Portanto, além do Japão e Coreia do Sul terem suas próprias preocupações em relação à influência chinesa, esses países também compartilham interesses estratégicos comuns com os Estados Unidos de possível contenção da China e de uma apoio a Taiwan em caso de invasão.

Em consequência, esta cooperação trilateral poderia fortalecer a capacidade de tais países responderem aos desafios regionais, promovendo um ambiente mais livre e aberto no Indo-Pacífico, contrabalanceando o poder da China. 

A importância histórica e geopolítica da potencial normalização de relações entre o Japão e a República da Coreia (Sul)

A normalização das relações entre o Japão e a República da Coreia tem importância histórica e geopolítica significativa para a região e para a estabilidade no leste asiático.

Em primeiro lugar, permitiria a reconciliação histórica e o fechamento das feridas causadas pelo período de ocupação japonesa na Coreia. Isso poderia ajudar a curar as cicatrizes do passado e promover uma compreensão mútua mais profunda entre os povos japonês e coreano.

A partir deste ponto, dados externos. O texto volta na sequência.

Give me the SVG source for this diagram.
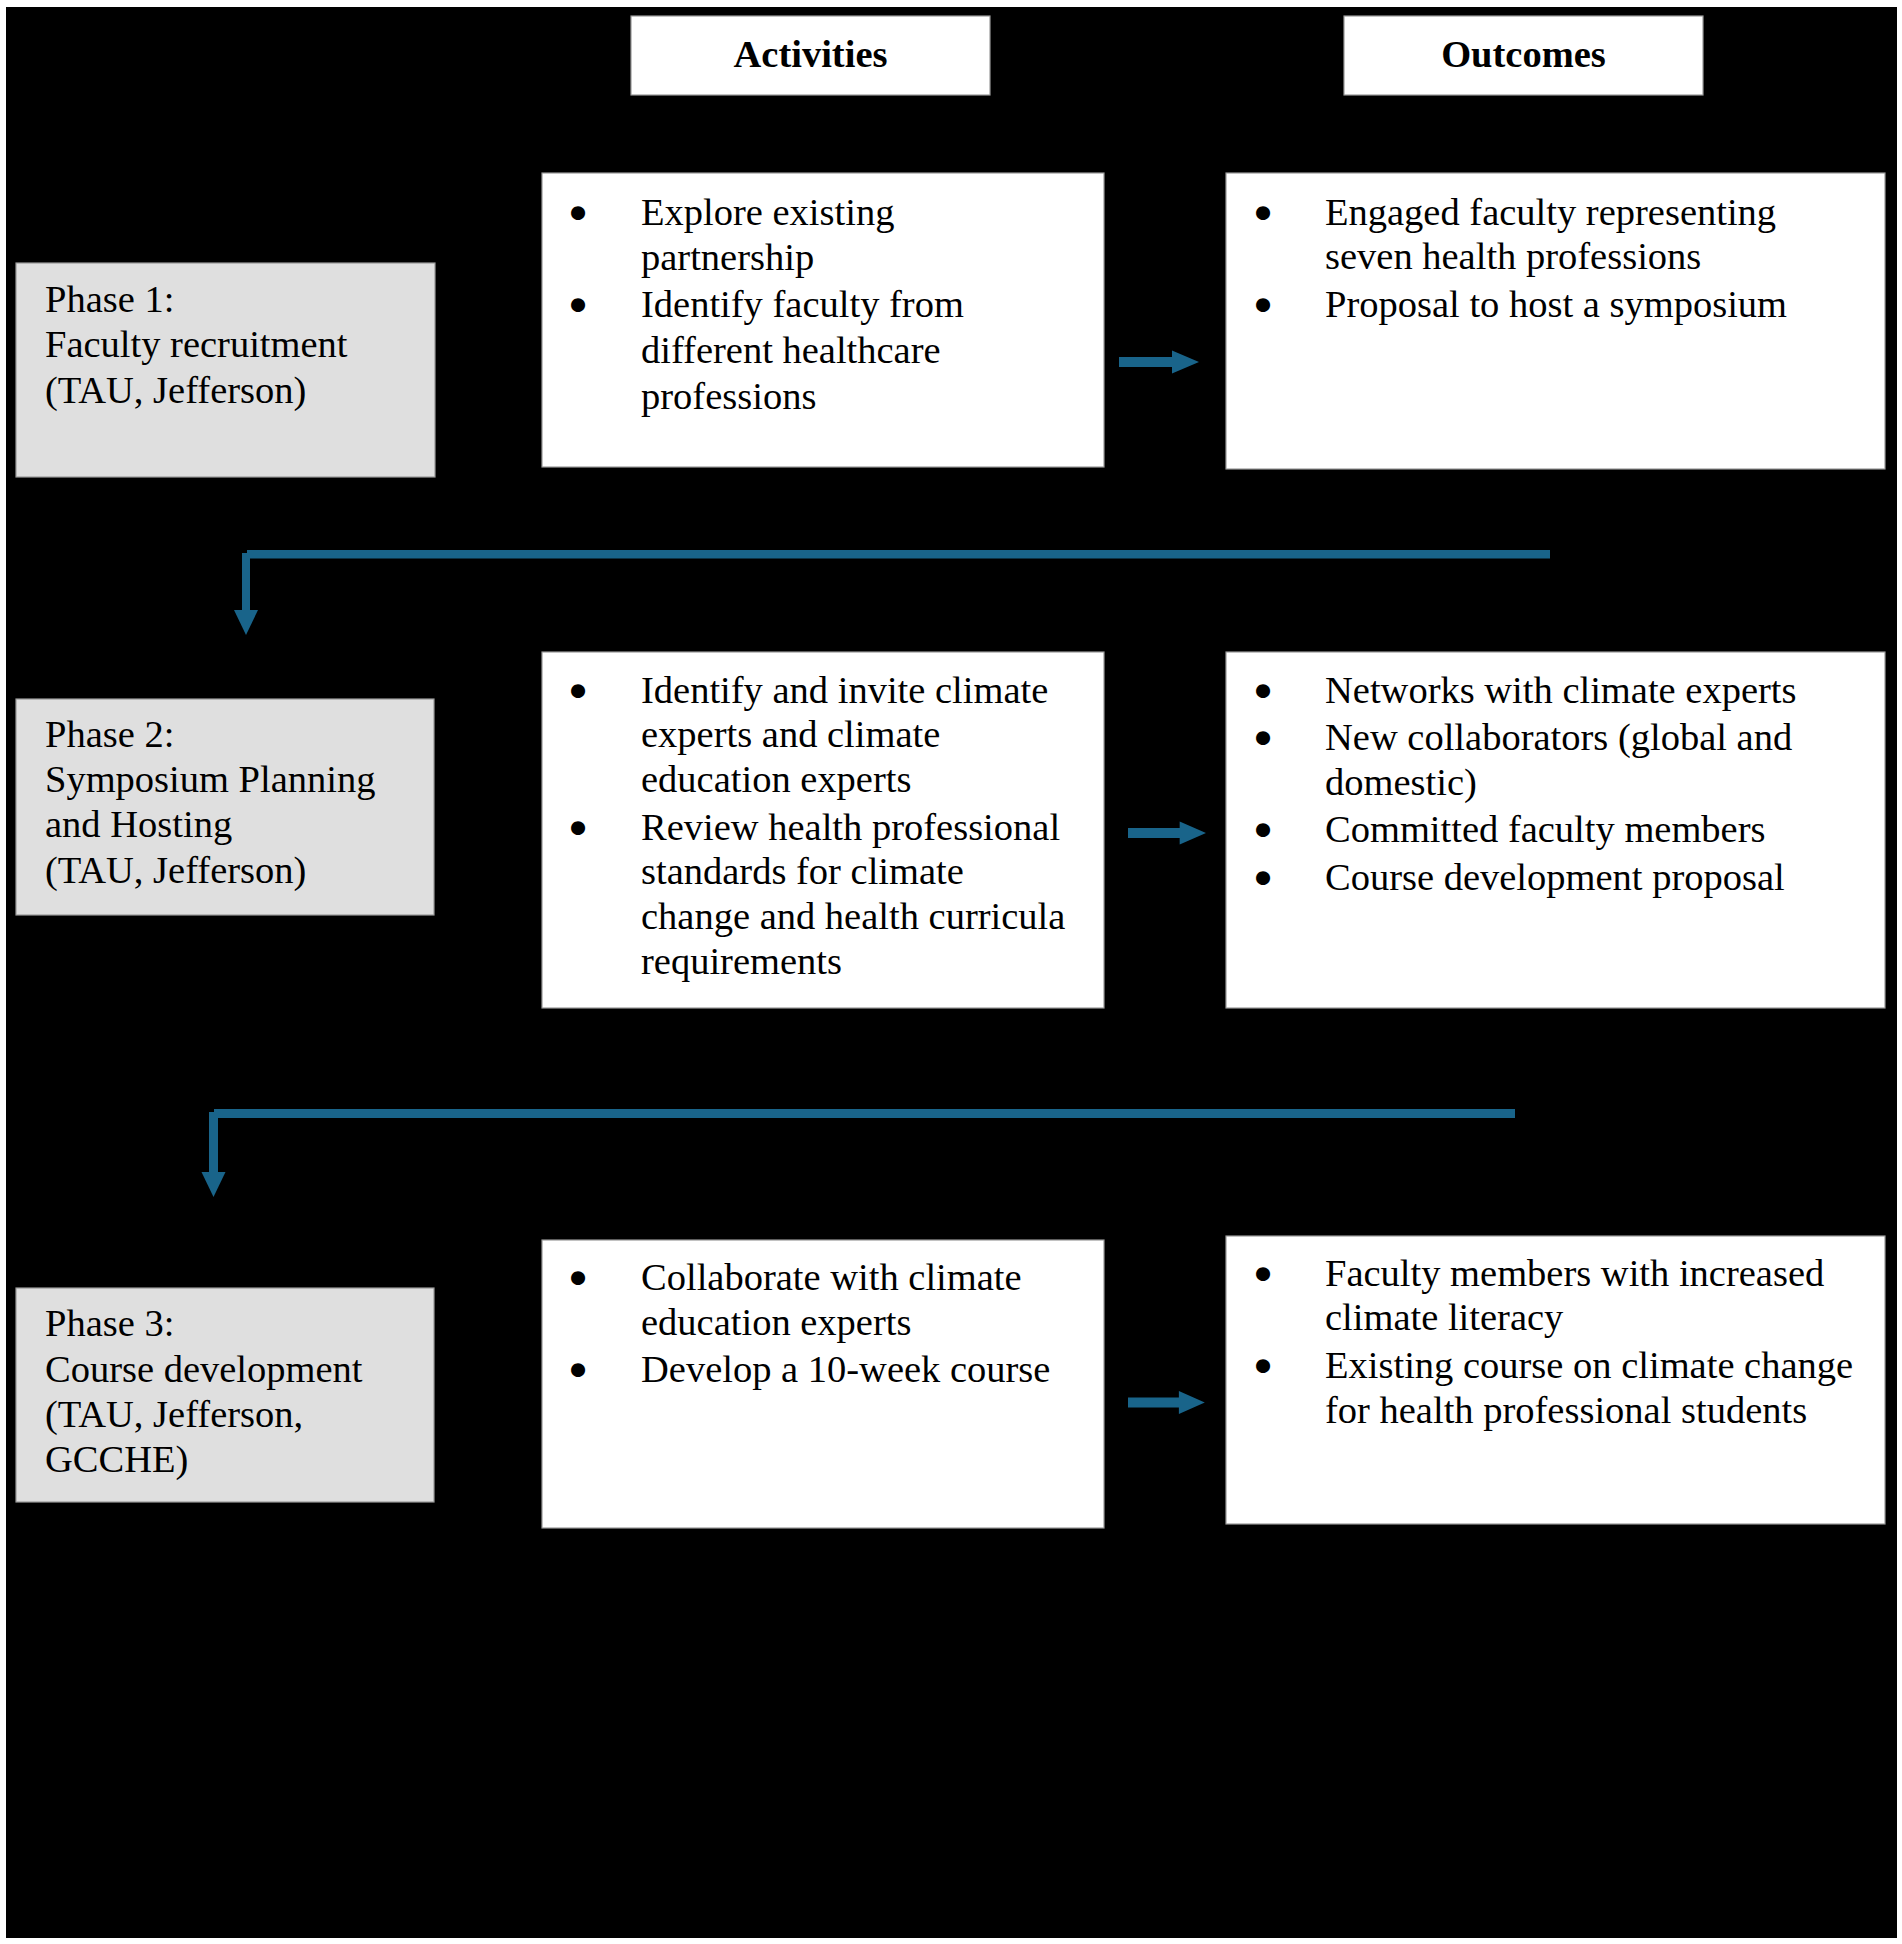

Além disso, a reaproximação traria um senso de justiça para as vítimas e suas famílias, especialmente no que diz respeito às mulheres de conforto e aos outros crimes cometidos durante a Segunda Guerra Mundial.

Do ponto de vista geopolítico, a normalização das relações entre Seul e Tóquio fortalecerá a estabilidade e a cooperação na região, visto que  ambos são importantes atores políticos e econômicos na Ásia Oriental, e sua cooperação poderia impulsionar o desenvolvimento regional, o avanço tecnológico e, também, a resolução de questões militares.

Como consequência, a China será afetada negativamente, enquanto os Estados Unidos poderão tirar proveito da nova conjuntura, fortalecendo a implementação de suas estratégias na região. 

Por fim, é essencial que esses avanços sejam alcançados com base na honestidade, na compreensão mútua e no respeito pelos eventos do passado, a fim de garantir uma parceria duradoura e benéfica para todos os envolvidos.